Radiation Frost

hoarfrost

I photographed this sunrise scene a few weeks ago when temperatures dropped to around 10 degrees. The white frost on the tree is referred to as hoar-frost and its very hard to predict when it will appear.Bitter cold is one factor,but I have seen it brutally cold and no sign of it. I lit the tree with flash to help show it off in the pre-dawn darkness. A little info on hoarfrost from the net

Hoar frost (also called radiation frost or hoarfrost or pruina) refers to the white ice crystals, loosely deposited on the ground or exposed objects, that form on cold clear nights when heat is lost into the open sky causing objects to become colder than the surrounding air. A related effect is flood frost or frost pocket[2]which occurs when air-cooled by ground-level radiation losses travels downhill to form pockets of very cold air in depressions, valleys, and hollows. Hoar frost can form in these areas even when the air temperature a few feet above ground is well above freezing. Nonetheless the frost itself will be at or below the freezing temperature of water.

Hoar frost may have different names depending on where it forms.
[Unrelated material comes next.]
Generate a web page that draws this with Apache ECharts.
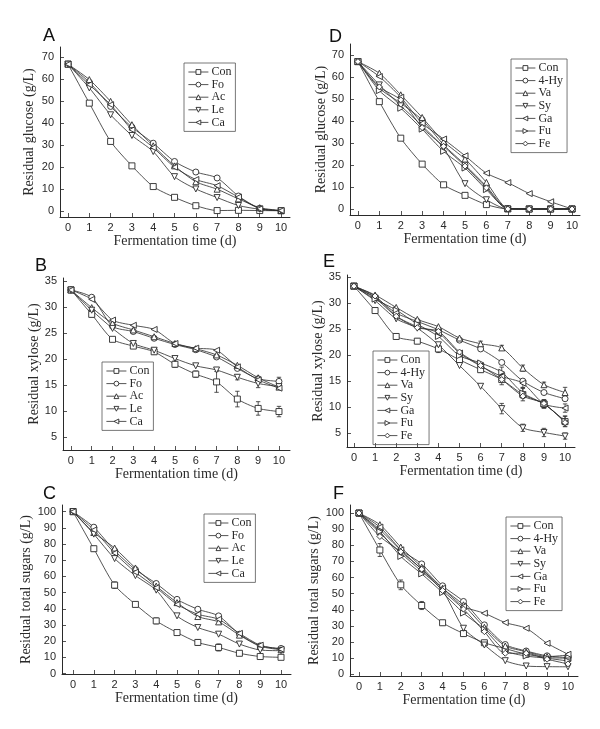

For example, air hoar is a deposit of hoar-frost on objects above the surface, such as tree branches, plant stems, wires; surface hoar is formed by fernlike ice crystals directly deposited on snow, ice or already frozen surfaces; crevasse hoar consists of crystals that form in glacial crevasses where water vapour can accumulate under calm weather conditions;depth hoar refers to cup-shaped, faceted crystals formed within dry snow, beneath the surface.